Reproduce the material word for word; the images stay out.

>> BEGIN Data shown

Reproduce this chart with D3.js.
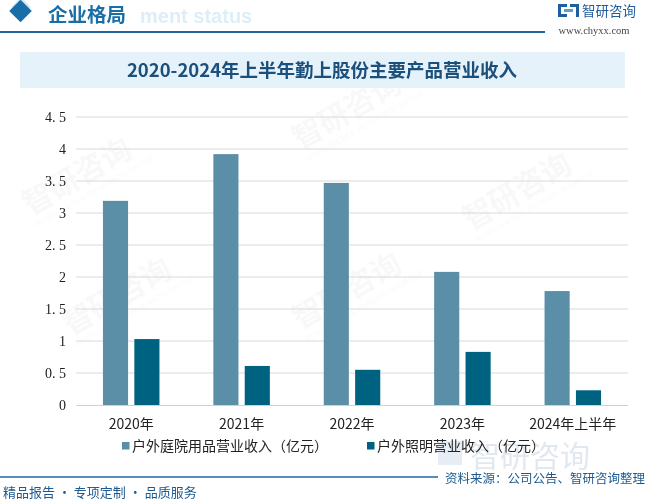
<!DOCTYPE html>
<html>
<head>
<meta charset="utf-8">
<script src="https://cdn.jsdelivr.net/npm/d3@7"></script>
<style>
  body { margin: 0; background: #fff; }
  svg { display: block; font-family: "Noto Sans CJK SC", sans-serif; }
</style>
</head>
<body>
<div class="svg"></div>
<script>
const categories = ['2020年', '2021年', '2022年', '2023年', '2024年上半年'];
const seriesNames = ['户外庭院用品营业收入（亿元）', '户外照明营业收入（亿元）'];
const gardenValues = [3.19, 3.92, 3.47, 2.08, 1.78];
const lightingValues = [1.03, 0.61, 0.55, 0.83, 0.23];
const yTicks = [0, 0.5, 1, 1.5, 2, 2.5, 3, 3.5, 4, 4.5];
const colors = ['#5b8fa8', '#006281'];

const w = 647;
const h = 500;
const plotLeft = 76, plotRight = 628, plotTop = 117, plotBottom = 405;

const svg = d3.select('.svg').append('svg').attr('width', w).attr('height', h);

// faint watermarks behind everything
const wm = svg.append('g').attr('fill', '#000').attr('opacity', 0.03);
[[30, 215], [300, 150], [70, 335], [300, 330], [470, 230]].forEach(p => {
  const g = wm.append('g').attr('transform', `translate(${p[0]},${p[1]}) rotate(-30)`);
  g.append('text').attr('font-size', 30).attr('font-weight', 700).text('智研咨询');
  g.append('text').attr('y', 14).attr('font-size', 8).attr('font-family', 'Liberation Sans').text('INTELLIGENCE RESEARCH GROUP');
});

// faint logo watermark bottom right
svg.append('rect').attr('x', 438).attr('y', 441).attr('width', 24).attr('height', 24).attr('fill', '#e6edf4');
svg.append('text').attr('x', 470).attr('y', 467).attr('font-size', 30).attr('fill', '#e2e8ef').text('智研咨询');

// header
svg.append('text').attr('x', 140).attr('y', 23).attr('font-size', 20).attr('font-weight', 700)
  .attr('font-family', 'Liberation Sans').attr('fill', '#ddeef8').text('ment status');
svg.append('rect').attr('x', 14).attr('y', 0).attr('width', 14).attr('height', 14).attr('fill', '#d8e8f3')
  .attr('transform', 'rotate(45 21 7)');
svg.append('rect').attr('x', 12.5).attr('y', 3).attr('width', 16).attr('height', 16).attr('fill', '#1a6ea8')
  .attr('transform', 'rotate(45 20.5 11)');
svg.append('text').attr('x', 48).attr('y', 22).attr('font-size', 19.5).attr('font-weight', 700)
  .attr('fill', '#1a6ea8').text('企业格局');
svg.append('line').attr('x1', 0).attr('x2', 545).attr('y1', 32).attr('y2', 32)
  .attr('stroke', '#1f66a0').attr('stroke-width', 2);

// logo
const logo = svg.append('g').attr('fill', '#1e5fa0');
logo.append('rect').attr('x', 558).attr('y', 4).attr('width', 9).attr('height', 3);
logo.append('rect').attr('x', 558).attr('y', 4).attr('width', 3).attr('height', 13);
logo.append('rect').attr('x', 558).attr('y', 14).attr('width', 9).attr('height', 3);
logo.append('rect').attr('x', 570).attr('y', 4).attr('width', 9).attr('height', 3);
logo.append('rect').attr('x', 576).attr('y', 4).attr('width', 3).attr('height', 13);
logo.append('rect').attr('x', 564).attr('y', 9).attr('width', 9).attr('height', 3).attr('fill', '#5aa0d8');
svg.append('text').attr('x', 582).attr('y', 16).attr('font-size', 13.5).attr('fill', '#1e5c9c').text('智研咨询');
svg.append('text').attr('x', 594).attr('y', 34).attr('text-anchor', 'middle').attr('font-size', 10.5)
  .attr('font-family', 'Liberation Serif').attr('fill', '#444').text('www.chyxx.com');

// title
svg.append('rect').attr('x', 20).attr('y', 52).attr('width', 605).attr('height', 36).attr('fill', '#e6f2fa');
svg.append('text').attr('x', 322).attr('y', 77).attr('text-anchor', 'middle').attr('font-size', 18.5)
  .attr('font-weight', 700).attr('fill', '#1b4f7c').text('2020-2024年上半年勤上股份主要产品营业收入');

// scales
const x0 = d3.scaleBand().domain(categories).range([plotLeft, plotRight]);
const x1 = d3.scaleBand().domain([0, 1])
  .range([x0.bandwidth() / 2 - 28.25, x0.bandwidth() / 2 + 28.25]).paddingInner(0.2);
const y = d3.scaleLinear().domain([0, 4.5]).range([plotBottom, plotTop]);

// grid
svg.append('g').selectAll('line').data(yTicks.filter(d => d > 0)).enter().append('line')
  .attr('x1', plotLeft).attr('x2', plotRight).attr('y1', d => y(d)).attr('y2', d => y(d))
  .attr('stroke', '#d9d9d9').attr('stroke-width', 1);

// bars
const rows = categories.map((c, i) => ({ cat: c, vals: [gardenValues[i], lightingValues[i]] }));
const groups = svg.append('g').selectAll('g').data(rows).enter().append('g')
  .attr('transform', d => `translate(${x0(d.cat)},0)`);
groups.selectAll('rect').data(d => d.vals.map((v, k) => ({ k, v }))).enter().append('rect')
  .attr('x', d => x1(d.k)).attr('y', d => y(d.v)).attr('width', x1.bandwidth())
  .attr('height', d => plotBottom - y(d.v)).attr('fill', d => colors[d.k]);

// axes
const xAxis = svg.append('g').attr('transform', `translate(0,${plotBottom})`)
  .call(d3.axisBottom(x0).tickSize(0).tickPadding(14));
xAxis.select('.domain').attr('stroke', '#d0d0d0');
xAxis.selectAll('text').attr('font-size', 14).attr('fill', '#222').attr('font-family', '"Noto Sans CJK SC"');

const yAxis = svg.append('g').attr('transform', `translate(66,0)`)
  .call(d3.axisLeft(y).tickValues(yTicks).tickSize(0).tickPadding(0)
    .tickFormat(d => String(d).replace('.', '. ')));
yAxis.select('.domain').remove();
yAxis.selectAll('text').attr('font-size', 14).attr('fill', '#222').attr('font-family', '"Liberation Serif"');

// legend
const legendX = [122, 367];
const legend = svg.append('g').selectAll('g').data(seriesNames).enter().append('g')
  .attr('transform', (d, i) => `translate(${legendX[i]},442)`);
legend.append('rect').attr('width', 7.5).attr('height', 7.5).attr('fill', (d, i) => colors[i]);
legend.append('text').attr('x', 10).attr('y', 9).attr('font-size', 14).attr('fill', '#222').text(d => d);

// footer
svg.append('line').attr('x1', 0).attr('x2', 438).attr('y1', 477).attr('y2', 477)
  .attr('stroke', '#1f66a0').attr('stroke-width', 1.5);
svg.append('text').attr('x', 645).attr('y', 483).attr('text-anchor', 'end').attr('font-size', 12.5)
  .attr('fill', '#1e5a90').text('资料来源：公司公告、智研咨询整理');
svg.append('text').attr('x', 3).attr('y', 497).attr('font-size', 13)
  .attr('fill', '#1e5a90').text('精品报告 · 专项定制 · 品质服务');
</script>
</body>
</html>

>> END Data shown

• _Full output_
Reproduce this chart with D3.js.
<!DOCTYPE html>
<html>
<head>
<meta charset="utf-8">
<script src="https://cdn.jsdelivr.net/npm/d3@7"></script>
<style>
  body { margin: 0; background: #fff; }
  svg { display: block; font-family: "Noto Sans CJK SC", sans-serif; }
</style>
</head>
<body>
<div class="svg"></div>
<script>
const categories = ['2020年', '2021年', '2022年', '2023年', '2024年上半年'];
const seriesNames = ['户外庭院用品营业收入（亿元）', '户外照明营业收入（亿元）'];
const gardenValues = [3.19, 3.92, 3.47, 2.08, 1.78];
const lightingValues = [1.03, 0.61, 0.55, 0.83, 0.23];
const yTicks = [0, 0.5, 1, 1.5, 2, 2.5, 3, 3.5, 4, 4.5];
const colors = ['#5b8fa8', '#006281'];

const w = 647;
const h = 500;
const plotLeft = 76, plotRight = 628, plotTop = 117, plotBottom = 405;

const svg = d3.select('.svg').append('svg').attr('width', w).attr('height', h);

// faint watermarks behind everything
const wm = svg.append('g').attr('fill', '#000').attr('opacity', 0.03);
[[30, 215], [300, 150], [70, 335], [300, 330], [470, 230]].forEach(p => {
  const g = wm.append('g').attr('transform', `translate(${p[0]},${p[1]}) rotate(-30)`);
  g.append('text').attr('font-size', 30).attr('font-weight', 700).text('智研咨询');
  g.append('text').attr('y', 14).attr('font-size', 8).attr('font-family', 'Liberation Sans').text('INTELLIGENCE RESEARCH GROUP');
});

// faint logo watermark bottom right
svg.append('rect').attr('x', 438).attr('y', 441).attr('width', 24).attr('height', 24).attr('fill', '#e6edf4');
svg.append('text').attr('x', 470).attr('y', 467).attr('font-size', 30).attr('fill', '#e2e8ef').text('智研咨询');

// header
svg.append('text').attr('x', 140).attr('y', 23).attr('font-size', 20).attr('font-weight', 700)
  .attr('font-family', 'Liberation Sans').attr('fill', '#ddeef8').text('ment status');
svg.append('rect').attr('x', 14).attr('y', 0).attr('width', 14).attr('height', 14).attr('fill', '#d8e8f3')
  .attr('transform', 'rotate(45 21 7)');
svg.append('rect').attr('x', 12.5).attr('y', 3).attr('width', 16).attr('height', 16).attr('fill', '#1a6ea8')
  .attr('transform', 'rotate(45 20.5 11)');
svg.append('text').attr('x', 48).attr('y', 22).attr('font-size', 19.5).attr('font-weight', 700)
  .attr('fill', '#1a6ea8').text('企业格局');
svg.append('line').attr('x1', 0).attr('x2', 545).attr('y1', 32).attr('y2', 32)
  .attr('stroke', '#1f66a0').attr('stroke-width', 2);

// logo
const logo = svg.append('g').attr('fill', '#1e5fa0');
logo.append('rect').attr('x', 558).attr('y', 4).attr('width', 9).attr('height', 3);
logo.append('rect').attr('x', 558).attr('y', 4).attr('width', 3).attr('height', 13);
logo.append('rect').attr('x', 558).attr('y', 14).attr('width', 9).attr('height', 3);
logo.append('rect').attr('x', 570).attr('y', 4).attr('width', 9).attr('height', 3);
logo.append('rect').attr('x', 576).attr('y', 4).attr('width', 3).attr('height', 13);
logo.append('rect').attr('x', 564).attr('y', 9).attr('width', 9).attr('height', 3).attr('fill', '#5aa0d8');
svg.append('text').attr('x', 582).attr('y', 16).attr('font-size', 13.5).attr('fill', '#1e5c9c').text('智研咨询');
svg.append('text').attr('x', 594).attr('y', 34).attr('text-anchor', 'middle').attr('font-size', 10.5)
  .attr('font-family', 'Liberation Serif').attr('fill', '#444').text('www.chyxx.com');

// title
svg.append('rect').attr('x', 20).attr('y', 52).attr('width', 605).attr('height', 36).attr('fill', '#e6f2fa');
svg.append('text').attr('x', 322).attr('y', 77).attr('text-anchor', 'middle').attr('font-size', 18.5)
  .attr('font-weight', 700).attr('fill', '#1b4f7c').text('2020-2024年上半年勤上股份主要产品营业收入');

// scales
const x0 = d3.scaleBand().domain(categories).range([plotLeft, plotRight]);
const x1 = d3.scaleBand().domain([0, 1])
  .range([x0.bandwidth() / 2 - 28.25, x0.bandwidth() / 2 + 28.25]).paddingInner(0.2);
const y = d3.scaleLinear().domain([0, 4.5]).range([plotBottom, plotTop]);

// grid
svg.append('g').selectAll('line').data(yTicks.filter(d => d > 0)).enter().append('line')
  .attr('x1', plotLeft).attr('x2', plotRight).attr('y1', d => y(d)).attr('y2', d => y(d))
  .attr('stroke', '#d9d9d9').attr('stroke-width', 1);

// bars
const rows = categories.map((c, i) => ({ cat: c, vals: [gardenValues[i], lightingValues[i]] }));
const groups = svg.append('g').selectAll('g').data(rows).enter().append('g')
  .attr('transform', d => `translate(${x0(d.cat)},0)`);
groups.selectAll('rect').data(d => d.vals.map((v, k) => ({ k, v }))).enter().append('rect')
  .attr('x', d => x1(d.k)).attr('y', d => y(d.v)).attr('width', x1.bandwidth())
  .attr('height', d => plotBottom - y(d.v)).attr('fill', d => colors[d.k]);

// axes
const xAxis = svg.append('g').attr('transform', `translate(0,${plotBottom})`)
  .call(d3.axisBottom(x0).tickSize(0).tickPadding(14));
xAxis.select('.domain').attr('stroke', '#d0d0d0');
xAxis.selectAll('text').attr('font-size', 14).attr('fill', '#222').attr('font-family', '"Noto Sans CJK SC"');

const yAxis = svg.append('g').attr('transform', `translate(66,0)`)
  .call(d3.axisLeft(y).tickValues(yTicks).tickSize(0).tickPadding(0)
    .tickFormat(d => String(d).replace('.', '. ')));
yAxis.select('.domain').remove();
yAxis.selectAll('text').attr('font-size', 14).attr('fill', '#222').attr('font-family', '"Liberation Serif"');

// legend
const legendX = [122, 367];
const legend = svg.append('g').selectAll('g').data(seriesNames).enter().append('g')
  .attr('transform', (d, i) => `translate(${legendX[i]},442)`);
legend.append('rect').attr('width', 7.5).attr('height', 7.5).attr('fill', (d, i) => colors[i]);
legend.append('text').attr('x', 10).attr('y', 9).attr('font-size', 14).attr('fill', '#222').text(d => d);

// footer
svg.append('line').attr('x1', 0).attr('x2', 438).attr('y1', 477).attr('y2', 477)
  .attr('stroke', '#1f66a0').attr('stroke-width', 1.5);
svg.append('text').attr('x', 645).attr('y', 483).attr('text-anchor', 'end').attr('font-size', 12.5)
  .attr('fill', '#1e5a90').text('资料来源：公司公告、智研咨询整理');
svg.append('text').attr('x', 3).attr('y', 497).attr('font-size', 13)
  .attr('fill', '#1e5a90').text('精品报告 · 专项定制 · 品质服务');
</script>
</body>
</html>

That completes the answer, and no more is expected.